Google has agreed to buy energy from four Swedish wind farms, a purchase that’s part of the search giant’s goal to be powered entirely by renewable energy.
Last week, Google announced that it had signed a 10-year deal with Swedish wind company Eolus Vind, which will supply Google with 59 megawatts of power from four wind farms. The project will become fully operational in 2015.
“We’re always looking for ways to increase the amount of renewable energy we use,” said Francois Sterin, director of global infrastructure at Google. “Long-term power purchase agreements enable wind farm developers to add new generation capacity to the grid, which is good for the environment, but they also make great financial sense for companies like Google.”
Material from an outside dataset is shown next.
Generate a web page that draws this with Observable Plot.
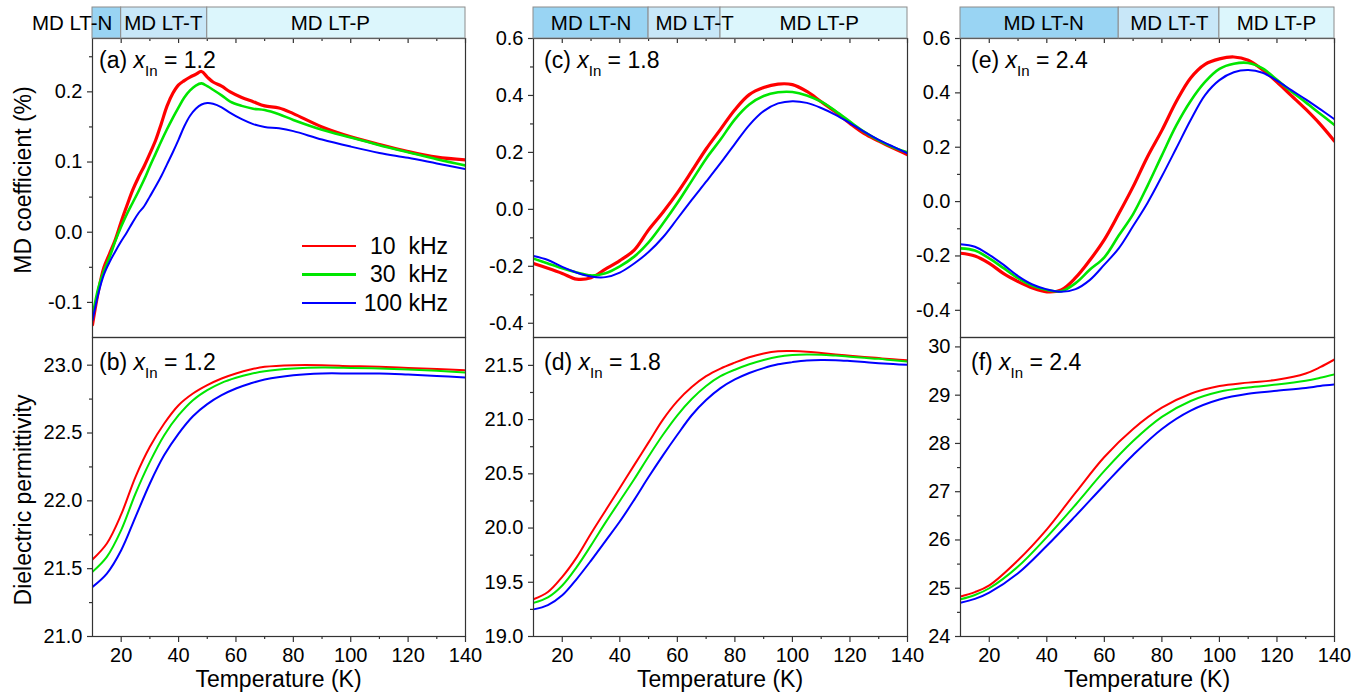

Google has been ramping up its renewable energy usage in recent years, as part of its goal to power its data centers with 100 percent renewable energy (a goal that doesn’t have a timeline). In June, Google agreed to buy 10 years worth of energy from Swedish wind farm developer and operator O2. The energy produced by O2 will be used to power Google’s data center in Finland. In November, Google announced that it was investing about $80 million in six utility-scale solar facilities in California and Arizona, projects that have a combined capacity of 106 megawatts and will generate enough electricity to power more than 17,000 homes. And in December, Google invested $75 million in a Texas wind farm, which will have a production capacity of 182 megawatts.
So far, Google has sunk more than $1 billion into wind and solar projects that in total generate more than 2 gigawatts — enough, according to Google, to power 500,000 American homes for one year. As of August, 33 percent of Google’s energy came from renewable sources.